▸ Brief:
Repeat, exactly and in full, the lines of the listing below, but without any pictures.
>> BEGIN
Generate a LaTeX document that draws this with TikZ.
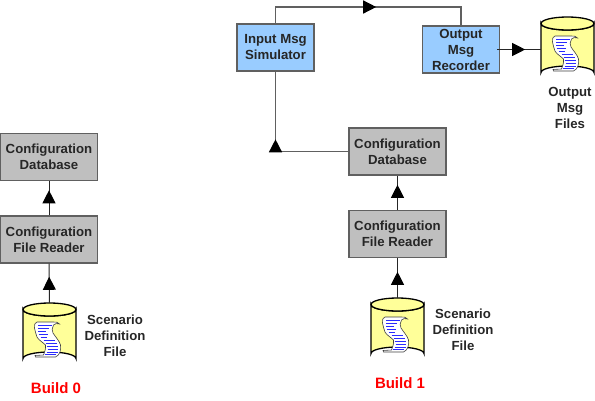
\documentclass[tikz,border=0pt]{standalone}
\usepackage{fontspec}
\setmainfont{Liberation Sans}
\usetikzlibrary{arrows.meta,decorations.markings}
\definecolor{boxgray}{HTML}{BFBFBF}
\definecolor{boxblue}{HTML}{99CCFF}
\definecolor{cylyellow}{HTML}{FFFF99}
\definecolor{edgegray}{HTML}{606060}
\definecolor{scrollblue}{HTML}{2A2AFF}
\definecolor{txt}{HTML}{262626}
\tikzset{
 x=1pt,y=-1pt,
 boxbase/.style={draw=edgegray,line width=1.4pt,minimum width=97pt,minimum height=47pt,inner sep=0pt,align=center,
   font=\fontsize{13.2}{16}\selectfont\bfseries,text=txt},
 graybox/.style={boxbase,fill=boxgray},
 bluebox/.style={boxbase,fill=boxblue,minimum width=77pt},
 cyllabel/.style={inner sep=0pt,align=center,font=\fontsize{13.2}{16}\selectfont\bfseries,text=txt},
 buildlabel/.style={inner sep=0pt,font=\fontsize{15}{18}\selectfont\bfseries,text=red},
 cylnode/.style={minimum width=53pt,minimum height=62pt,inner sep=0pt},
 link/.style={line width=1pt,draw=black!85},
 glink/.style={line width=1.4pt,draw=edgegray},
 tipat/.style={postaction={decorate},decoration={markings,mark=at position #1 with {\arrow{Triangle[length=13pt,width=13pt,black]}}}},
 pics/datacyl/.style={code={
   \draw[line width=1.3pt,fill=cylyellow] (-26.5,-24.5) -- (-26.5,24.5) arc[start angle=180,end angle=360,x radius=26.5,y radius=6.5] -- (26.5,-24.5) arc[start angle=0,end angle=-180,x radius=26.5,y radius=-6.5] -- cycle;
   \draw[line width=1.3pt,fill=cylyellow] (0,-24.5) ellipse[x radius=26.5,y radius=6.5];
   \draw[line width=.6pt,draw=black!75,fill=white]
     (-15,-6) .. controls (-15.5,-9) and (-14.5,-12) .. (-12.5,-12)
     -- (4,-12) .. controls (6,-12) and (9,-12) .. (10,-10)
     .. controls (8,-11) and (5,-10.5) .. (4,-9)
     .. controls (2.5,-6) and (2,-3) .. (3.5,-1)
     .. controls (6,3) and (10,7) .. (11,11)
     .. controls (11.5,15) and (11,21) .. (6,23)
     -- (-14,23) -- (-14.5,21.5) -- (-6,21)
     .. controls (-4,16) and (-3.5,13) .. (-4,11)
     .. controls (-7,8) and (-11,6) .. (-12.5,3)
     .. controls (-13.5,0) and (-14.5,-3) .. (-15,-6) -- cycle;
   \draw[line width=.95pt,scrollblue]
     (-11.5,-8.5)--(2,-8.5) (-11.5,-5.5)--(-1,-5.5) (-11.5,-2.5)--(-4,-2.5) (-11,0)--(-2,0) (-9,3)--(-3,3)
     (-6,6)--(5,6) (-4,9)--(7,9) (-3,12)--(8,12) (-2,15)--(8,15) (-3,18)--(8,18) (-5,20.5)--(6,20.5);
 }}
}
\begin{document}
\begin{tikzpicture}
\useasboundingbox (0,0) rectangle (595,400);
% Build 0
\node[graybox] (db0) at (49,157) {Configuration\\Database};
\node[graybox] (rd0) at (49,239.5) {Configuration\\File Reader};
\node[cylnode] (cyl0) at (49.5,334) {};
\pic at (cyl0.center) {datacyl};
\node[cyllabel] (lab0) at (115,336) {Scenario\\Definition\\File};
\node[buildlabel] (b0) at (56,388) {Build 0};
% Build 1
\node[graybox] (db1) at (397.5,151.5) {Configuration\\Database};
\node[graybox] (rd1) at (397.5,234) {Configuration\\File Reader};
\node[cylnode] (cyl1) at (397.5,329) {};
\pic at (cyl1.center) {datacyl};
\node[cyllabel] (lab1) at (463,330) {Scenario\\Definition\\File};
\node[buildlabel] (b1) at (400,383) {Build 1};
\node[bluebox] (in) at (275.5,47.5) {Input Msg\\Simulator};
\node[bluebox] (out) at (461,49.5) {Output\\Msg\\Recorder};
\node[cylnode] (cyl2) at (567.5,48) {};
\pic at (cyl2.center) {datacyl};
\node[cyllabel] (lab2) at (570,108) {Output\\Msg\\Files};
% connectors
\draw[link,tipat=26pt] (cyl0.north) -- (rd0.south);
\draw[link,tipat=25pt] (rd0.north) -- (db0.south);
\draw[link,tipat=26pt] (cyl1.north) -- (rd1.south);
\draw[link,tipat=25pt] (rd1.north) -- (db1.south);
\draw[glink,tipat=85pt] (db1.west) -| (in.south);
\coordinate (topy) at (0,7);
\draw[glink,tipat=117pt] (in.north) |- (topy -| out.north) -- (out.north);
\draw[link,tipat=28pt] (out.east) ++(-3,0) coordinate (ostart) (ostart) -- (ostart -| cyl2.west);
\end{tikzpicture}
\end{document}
>> END
▸ Response to the exercise:
Generate a LaTeX document that draws this with TikZ.
\documentclass[tikz,border=0pt]{standalone}
\usepackage{fontspec}
\setmainfont{Liberation Sans}
\usetikzlibrary{arrows.meta,decorations.markings}
\definecolor{boxgray}{HTML}{BFBFBF}
\definecolor{boxblue}{HTML}{99CCFF}
\definecolor{cylyellow}{HTML}{FFFF99}
\definecolor{edgegray}{HTML}{606060}
\definecolor{scrollblue}{HTML}{2A2AFF}
\definecolor{txt}{HTML}{262626}
\tikzset{
 x=1pt,y=-1pt,
 boxbase/.style={draw=edgegray,line width=1.4pt,minimum width=97pt,minimum height=47pt,inner sep=0pt,align=center,
   font=\fontsize{13.2}{16}\selectfont\bfseries,text=txt},
 graybox/.style={boxbase,fill=boxgray},
 bluebox/.style={boxbase,fill=boxblue,minimum width=77pt},
 cyllabel/.style={inner sep=0pt,align=center,font=\fontsize{13.2}{16}\selectfont\bfseries,text=txt},
 buildlabel/.style={inner sep=0pt,font=\fontsize{15}{18}\selectfont\bfseries,text=red},
 cylnode/.style={minimum width=53pt,minimum height=62pt,inner sep=0pt},
 link/.style={line width=1pt,draw=black!85},
 glink/.style={line width=1.4pt,draw=edgegray},
 tipat/.style={postaction={decorate},decoration={markings,mark=at position #1 with {\arrow{Triangle[length=13pt,width=13pt,black]}}}},
 pics/datacyl/.style={code={
   \draw[line width=1.3pt,fill=cylyellow] (-26.5,-24.5) -- (-26.5,24.5) arc[start angle=180,end angle=360,x radius=26.5,y radius=6.5] -- (26.5,-24.5) arc[start angle=0,end angle=-180,x radius=26.5,y radius=-6.5] -- cycle;
   \draw[line width=1.3pt,fill=cylyellow] (0,-24.5) ellipse[x radius=26.5,y radius=6.5];
   \draw[line width=.6pt,draw=black!75,fill=white]
     (-15,-6) .. controls (-15.5,-9) and (-14.5,-12) .. (-12.5,-12)
     -- (4,-12) .. controls (6,-12) and (9,-12) .. (10,-10)
     .. controls (8,-11) and (5,-10.5) .. (4,-9)
     .. controls (2.5,-6) and (2,-3) .. (3.5,-1)
     .. controls (6,3) and (10,7) .. (11,11)
     .. controls (11.5,15) and (11,21) .. (6,23)
     -- (-14,23) -- (-14.5,21.5) -- (-6,21)
     .. controls (-4,16) and (-3.5,13) .. (-4,11)
     .. controls (-7,8) and (-11,6) .. (-12.5,3)
     .. controls (-13.5,0) and (-14.5,-3) .. (-15,-6) -- cycle;
   \draw[line width=.95pt,scrollblue]
     (-11.5,-8.5)--(2,-8.5) (-11.5,-5.5)--(-1,-5.5) (-11.5,-2.5)--(-4,-2.5) (-11,0)--(-2,0) (-9,3)--(-3,3)
     (-6,6)--(5,6) (-4,9)--(7,9) (-3,12)--(8,12) (-2,15)--(8,15) (-3,18)--(8,18) (-5,20.5)--(6,20.5);
 }}
}
\begin{document}
\begin{tikzpicture}
\useasboundingbox (0,0) rectangle (595,400);
% Build 0
\node[graybox] (db0) at (49,157) {Configuration\\Database};
\node[graybox] (rd0) at (49,239.5) {Configuration\\File Reader};
\node[cylnode] (cyl0) at (49.5,334) {};
\pic at (cyl0.center) {datacyl};
\node[cyllabel] (lab0) at (115,336) {Scenario\\Definition\\File};
\node[buildlabel] (b0) at (56,388) {Build 0};
% Build 1
\node[graybox] (db1) at (397.5,151.5) {Configuration\\Database};
\node[graybox] (rd1) at (397.5,234) {Configuration\\File Reader};
\node[cylnode] (cyl1) at (397.5,329) {};
\pic at (cyl1.center) {datacyl};
\node[cyllabel] (lab1) at (463,330) {Scenario\\Definition\\File};
\node[buildlabel] (b1) at (400,383) {Build 1};
\node[bluebox] (in) at (275.5,47.5) {Input Msg\\Simulator};
\node[bluebox] (out) at (461,49.5) {Output\\Msg\\Recorder};
\node[cylnode] (cyl2) at (567.5,48) {};
\pic at (cyl2.center) {datacyl};
\node[cyllabel] (lab2) at (570,108) {Output\\Msg\\Files};
% connectors
\draw[link,tipat=26pt] (cyl0.north) -- (rd0.south);
\draw[link,tipat=25pt] (rd0.north) -- (db0.south);
\draw[link,tipat=26pt] (cyl1.north) -- (rd1.south);
\draw[link,tipat=25pt] (rd1.north) -- (db1.south);
\draw[glink,tipat=85pt] (db1.west) -| (in.south);
\coordinate (topy) at (0,7);
\draw[glink,tipat=117pt] (in.north) |- (topy -| out.north) -- (out.north);
\draw[link,tipat=28pt] (out.east) ++(-3,0) coordinate (ostart) (ostart) -- (ostart -| cyl2.west);
\end{tikzpicture}
\end{document}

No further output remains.